L'ombre d'Ulrich Zwingli
Brigitta Moser-Harder, co-initiatrice de l'initiative contre les rémunérations abusives, a qualifié de «méga-flop» l'argumentation selon laquelle seuls les salaires élevés permettent d'attirer les meilleurs managers. Ce sont justement les managers très bien payés qui ont conduit l'UBS à la crise en 2008 et Credit Suisse à sa fin en mars 2023. «Les rémunérations démesurées sont un affront pour les milliers de personnes qui perdront leur emploi lors de la fusion.» Selon elle, l'UBS s'oriente «vers les rémunérations obscènes des banques américaines».
Un autre orateur a cité Ulrich Zwingli, réformateur zurichois du XVIe siècle, tout en s'adressant à Sergio Ermotti: «Pour l'amour de Dieu, faites quelque chose de courageux avec les rémunérations.» Il a en outre été question de «mauvaise gestion», de «banquiers cupides» et de «tromperie» envers les anciens actionnaires de Credit Suisse.
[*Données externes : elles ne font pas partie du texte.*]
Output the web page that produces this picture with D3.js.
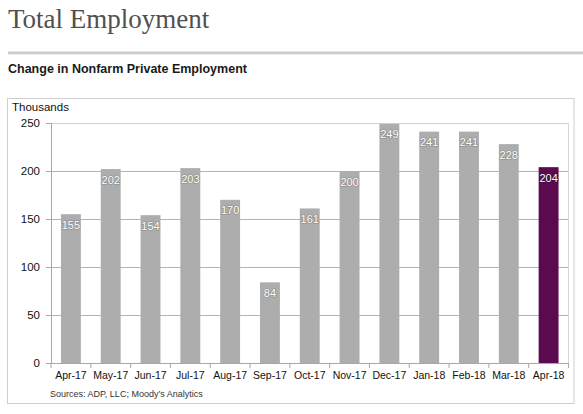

Bref, Sergio Ermotti a entendu un sacré paquet de choses. Mais il est resté de marbre, se contentant de fixer son pupitre du regard.
Le carnaval de Bâle fait son entrée
Le président du conseil d'administration Colm Kelleher a pris la défense de Sergio Ermotti et de son salaire: «Il a le travail le plus difficile de l'industrie bancaire mondiale. Et il livre la marchandise!» En l'espace de quelques mois, Ermotti a réussi à stabiliser Credit Suisse «et donc aussi la Suisse en tant que centre financier», a-t-il martelé.
Mais il n'a pas seulement été question du salaire de Sergio Ermotti: la stratégie de durabilité de l'UBS a fait grincer des dents, même – et surtout – en dehors de la halle Saint-Jacques, où des activistes climatiques ont construit un château de cartes surdimensionné, symbolisant les écosystèmes fragiles. Pour couronner le tout, un activiste portant un masque de Sergio Ermotti s'est assis au sommet de la tour avec une mise en scène rappelant furieusement celle du célèbre carnaval de Bâle. Le château de cartes a tenu bon.
Aussi divertissants et créatifs qu'aient été les votes des activistes et des actionnaires, il s'est finalement passé ce qui arrive pratiquement toujours lors des assemblées générales: la direction d'UBS a fait passer sans problème toutes ses propositions. Car les petits actionnaires, aussi fâchés soient-ils, savent qu'ils ne font pas le poids face aux grands investisseurs institutionnels. Le rapport de rémunération n'a certes obtenu «que» 83,5% d'approbation. Pas assez pour pouvoir interpréter ce résultat comme une gifle à l'adresse de Sergio Ermotti.
Après des dizaines d'interventions et plus de quatre heures d'assemblée, les jambes ont pu se mettre en mouvement. La plupart des personnes présentes étaient probablement contentes que les votes soient terminés – même si certaines d'entre elles n'ont pas dû apprécié les résultats. En revanche, l'apéro qui a suivi n'a pu que les satisfaire: purée de pommes de terre, boulettes de viande, du risotto – et beaucoup de vin. De quoi se remplir allègrement la panse.